In my neighborhood, we held impromptu pot luck dinners, pooling our salad, pasta and sauce, carrying chairs to each other’s homes to cram around the table.  We cooked out and played no-rules croquet games in each other’s yards during the summer.  We shoveled each other’s sidewalks during the winter.  When someone’s car broke down, men rolled up their sleeves to make repairs.  When someone died, women delivered casseroles and comfort.

At my parents’ house at 30 Green Street the coffee was hot and plentiful and everyone was welcome for a cup and a chat.  It always amazed me that people flocked to our old house. Its old plaster walls were riddled with crumbling holes and peeling wallpaper.  The furniture was a hodgepodge of hand-me-downs.  The rugs were faded and threadbare.  And the kitchen table- the altar around which all people gathered- was rickety and small, with warped extenders that wouldn’t stay open unless a matchbook was wedged between the leaf and the support that held it up.

It was at the kitchen table that I struggled with algebra, kneaded bread, and learned to sew on buttons.  At the table I gave haircuts to my brothers and taught my sisters how to apply makeup.  At the end of the summer, my mother and I would can tomatoes from her garden, lining dozens of Ball jars on the kitchen table and listening for the lids to pop as they cooled.

I think my parents’ guiding belief was “if you brew it, they will come,” because our kitchen table was always surrounded by people sipping coffee.  On Saturday mornings, the lady who delivered eggs stopped for a quick cup and to update my parents on how the chickens were laying.  Tuesdays, Ernie the dry cleaner hung the clean wool suits in front of the cellar door and had a few slurps before trotting back to his truck.  Young mothers spooned sugar into their cups as they asked for my mother’s advice on potty training and temper tantrums.   Elderly neighbors sipped and shared small town gossip. The insurance man always drank two cups.  Father Kennedy, our priest from St. Patrick’s, usually had one.

One evening when I was nine, my father sat at the kitchen table with a man from the car dealership where he worked.  I had been sent to bed and was dawdling in the bathroom when I heard their voices through the metal grate between the bathroom floor and the kitchen below.  I got down on my knees to listen more closely and could see their steaming cups of coffee on the kitchen table.  The visitor’s voice cracked with emotion as he told Dad how sad he was since the death of his father.  My father’s voice was low and gentle, and reassuring.  I don’t remember the words he said, but I remember going to bed that night proud that my father was someone who could give solace to a broken heart.

If the kitchen table was the mecca for conversation, coffee was the vehicle by which it was served. When I was very young, my father would pour his own coffee, and then pour a small amount into my cup and fill the rest with milk. He would stir in a spoonful of sugar and we would sit and talk.  He did this with all of his children, encouraging us to share our opinions about school, sports and politics.  At the kitchen table there was no rank. Everyone’s ideas were welcome. Everyone had equal value.

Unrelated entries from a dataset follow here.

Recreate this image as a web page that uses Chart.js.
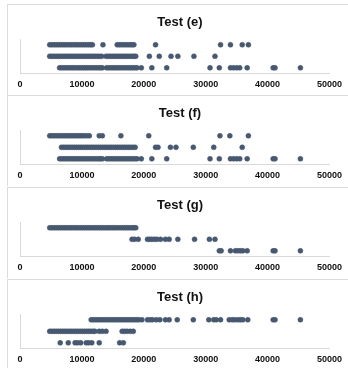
<!DOCTYPE html>
<html>
<head>
<meta charset="utf-8">
<script src="https://cdn.jsdelivr.net/npm/chart.js@4.4.1/dist/chart.umd.min.js"></script>
<style>
    html, body { margin: 0; padding: 0; background: #fff; }
    body { position: relative; width: 348px; height: 368px; overflow: hidden; }
    .panel { position: absolute; left: 7px; width: 341px; height: 91px; border-top: 1px solid #dcdcdc; border-left: 1px solid #dcdcdc; box-sizing: border-box; }
    canvas { position: absolute; left: 0; }
</style>
</head>
<body>
<script>
// titles + tick labels
const titles = ['Test (e)', 'Test (f)', 'Test (g)', 'Test (h)'];
const xTickLabels = ['0', '10000', '20000', '30000', '40000', '50000'];
// y value of each strip (top, middle, bottom)
const rowLevels = [2.45, 1.45, 0.45];

// Test (e)
const eTop = [4800, 5150, 5500, 5850, 6200, 6550, 6900, 7250, 7600, 7950, 8300, 8650, 9000, 9350, 9700, 10050, 10400, 10750, 11100, 11400, 11700,
    13400, 15700, 16050, 16400, 16750, 17100, 17450, 17800, 18100, 18400, 21900, 32400, 34000, 35900, 36900];
const eMid = [4800, 5150, 5500, 5850, 6200, 6550, 6900, 7250, 7600, 7950, 8300, 8650, 9000, 9350, 9700, 10050, 10400, 10750, 11100, 11450, 11800, 12150, 12500, 12850, 13200,
    13900, 14250, 14600, 14950, 15300, 15650, 16000, 16350, 16700, 17050, 17400, 17750, 18100, 18400, 18700,
    20900, 22500, 24400, 25500, 28100, 31500];
const eBot = [6400, 6750, 7100, 7450, 7800, 8150, 8500, 8850, 9200, 9550, 9900, 10250, 10600, 10950, 11300, 11650, 12000, 12350, 12700, 13000, 13300,
    14000, 14350, 14700, 15050, 15400, 15750, 16100, 16450, 16800, 17150, 17500, 17850, 18200, 18550, 18900, 19600,
    21300, 23700, 30700, 32200, 34000, 34500, 35000, 35500, 36700, 40900, 41200, 45300];

// Test (f)
const fTop = [4800, 5150, 5500, 5850, 6200, 6550, 6900, 7250, 7600, 7950, 8300, 8650, 9000, 9350, 9700, 10050, 10400,
    10800, 11200, 12800, 13300, 16300, 20800, 32300, 33900, 36900];
const fMid = [6700, 7050, 7400, 7750, 8100, 8450, 8800, 9150, 9500, 9850, 10200, 10550, 10900, 11250, 11600, 11950, 12300, 12650, 13000, 13350,
    13700, 14050, 14400, 14750, 15100, 15450, 15800, 16150, 16500, 16850, 17200, 17550, 17900, 18250, 18600,
    21900, 22300, 24300, 25200, 28000, 31300, 35900];
const fBot = [6400, 6750, 7100, 7450, 7800, 8150, 8500, 8850, 9200, 9550, 9900, 10250, 10600, 10950, 11300, 11650, 12000, 12350, 12700, 13000, 13300,
    14000, 14350, 14700, 15050, 15400, 15750, 16100, 16450, 16800, 17150, 17500, 17850, 18200, 18550, 18900, 19600,
    21300, 23700, 30700, 32200, 34000, 34500, 35000, 35500, 36700, 40900, 41200, 45300];

// Test (g)
const gTop = [4800, 5150, 5500, 5850, 6200, 6550, 6900, 7250, 7600, 7950, 8300, 8650, 9000, 9350, 9700, 10050, 10400, 10750, 11100, 11450, 11800,
    12150, 12500, 12850, 13200, 13550, 13900, 14250, 14600, 14950, 15300, 15650, 16000, 16350, 16700, 17050, 17400, 17750, 18100, 18400, 18700];
const gMid = [18100, 18500, 19100, 20600, 20950, 21300, 21700, 22100, 22700, 23500, 24100, 25500, 28200, 30600, 31500];
const gBot = [32200, 32500, 34000, 34800, 35200, 35600, 36000, 36700, 40900, 41200, 45300];

// Test (h)
const hTop = [11500, 11850, 12200, 12550, 12900, 13250, 13600, 13950, 14300, 14650, 15000, 15350, 15700, 16050, 16400, 16750, 17100, 17450, 17800,
    18150, 18500, 18850, 19200, 19700, 20600, 21000, 21400, 22000, 22600, 23500, 24100, 25400, 28000,
    30500, 31300, 31700, 32400, 33800, 34300, 34700, 35200, 35600, 36000, 36800, 40900, 41200, 45300];
const hMid = [4800, 5150, 5500, 5850, 6200, 6550, 6900, 7250, 7600, 7950, 8300, 8650, 9000, 9350, 9700, 10050, 10400, 10750, 11100, 11450, 11800, 12100,
    12800, 13300, 13900, 16500, 16900, 17300, 17800, 18300];
const hBot = [6500, 7800, 8900, 9300, 9800, 10700, 11100, 11600, 12800, 16100, 16700];

const panelRows = [
    [eTop, eMid, eBot],
    [fTop, fMid, fBot],
    [gTop, gMid, gBot],
    [hTop, hMid, hBot]
];
const panelTops = [4, 95, 187, 279];

const dotColor = '#475870';
const axisColor = '#d9d9d9';

panelRows.forEach(function (rows, i) {
    let panel = document.createElement('div');
    panel.className = 'panel';
    panel.style.top = panelTops[i] + 'px';
    document.body.appendChild(panel);

    let canvas = document.createElement('canvas');
    canvas.width = 348;
    canvas.height = 91;
    canvas.style.top = panelTops[i] + 'px';
    document.body.appendChild(canvas);

    // one dataset per strip
    let datasets = rows.map(function (vals, r) {
        return {
            data: vals.map(v => ({ x: v, y: rowLevels[r] })),
            backgroundColor: dotColor,
            borderColor: dotColor,
            borderWidth: 0.5,
            pointRadius: 2.5
        };
    });

    new Chart(canvas.getContext('2d'), {
        type: 'scatter',
        data: { datasets: datasets },
        options: {
            responsive: false,
            animation: false,
            devicePixelRatio: 1,
            layout: { padding: { left: 20, right: 8, top: 0, bottom: 0 } },
            scales: {
                x: {
                    type: 'linear',
                    min: 0,
                    max: 50000,
                    afterFit: function (scale) { scale.height = 22; },
                    grid: { display: false, drawTicks: false },
                    border: { display: true, color: axisColor, width: 1 },
                    ticks: {
                        stepSize: 10000,
                        autoSkip: false,
                        maxRotation: 0,
                        padding: 6,
                        color: '#111',
                        font: { family: 'Liberation Sans', size: 9, weight: 'bold' },
                        callback: (value, index) => xTickLabels[index]
                    }
                },
                y: {
                    min: 0,
                    max: 2.9,
                    afterFit: function (scale) { scale.width = 0; },
                    grid: { display: false, drawTicks: false },
                    border: { display: true, color: axisColor, width: 1 },
                    ticks: { display: false }
                },
                // empty right box so the title centres a bit right, like the original
                y2: {
                    position: 'right',
                    display: true,
                    afterFit: function (scale) { scale.width = 8; },
                    grid: { display: false, drawTicks: false },
                    border: { display: false },
                    ticks: { display: false }
                }
            },
            plugins: {
                legend: { display: false },
                tooltip: { enabled: false },
                title: {
                    display: true,
                    text: titles[i],
                    color: '#111',
                    font: { family: 'Liberation Sans', size: 13, weight: 'bold' },
                    padding: { top: 11, bottom: 9 }
                }
            }
        }
    });
});
</script>
</body>
</html>
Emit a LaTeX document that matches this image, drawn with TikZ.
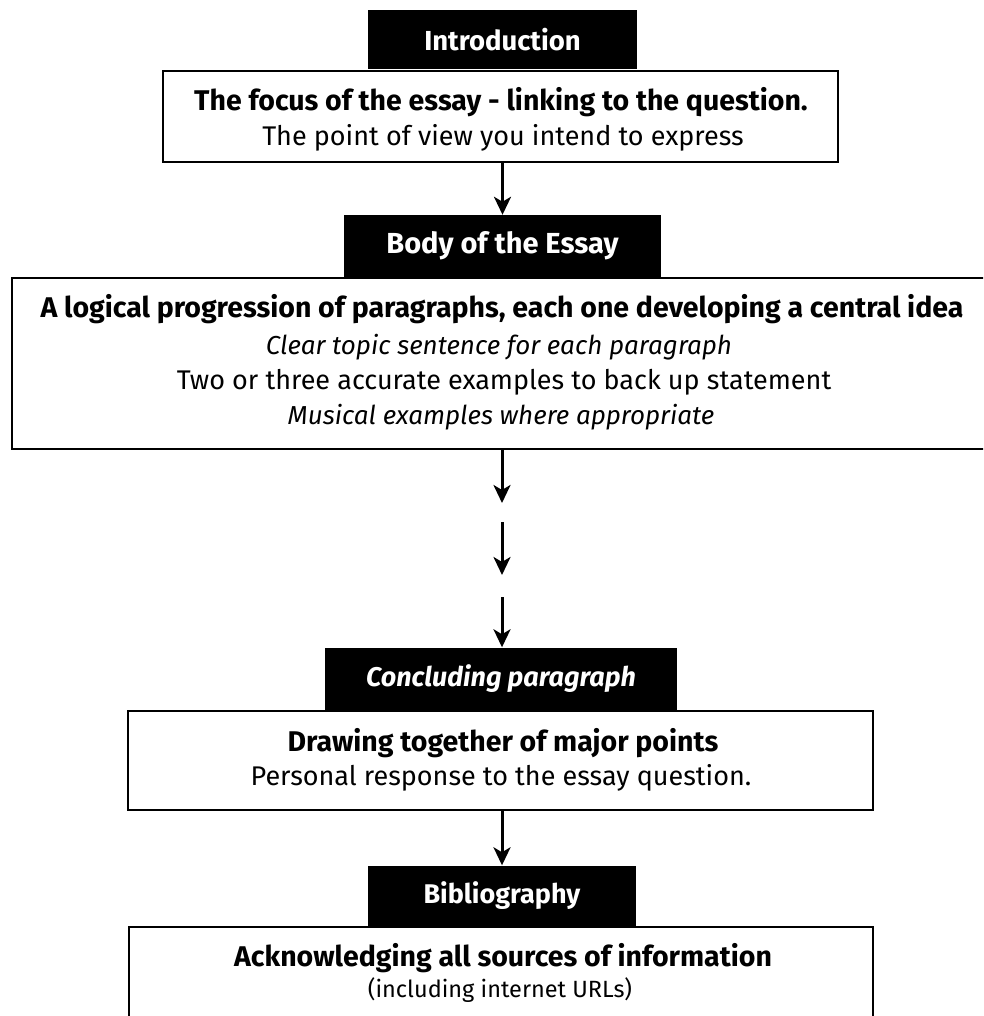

The kitchen table was Switzerland- a place on neutral ground over which family arguments were solved. At the table, broken hearts were soothed and tears were dried.  At the table, my parents lectured me about my grades, my boyfriends, and my lapses in judgment.  One Sunday morning during my teen years, I sat at the kitchen table nursing a headache left by too much wine and not enough sleep.  My father entered the door, carrying a wine bottle I had hidden under the front steps and sternly declared, “Three o’clock in the morning is too late, and don’t ever leave your trash lying around like that again.”  Then he poured me a cup of coffee.  I never made either mistake again.

Last week I received word that Bill had passed on.  Sunday there will be a memorial service for him and I will again return to my old neighborhood.  I will hug his children and share their tears, because although we are adults, we are orphans.

And after the food and the embraces and the tears, I will walk very quietly by the house at 30 Green Street, because I am sure if I listen closely, I will hear laughter from the kitchen table.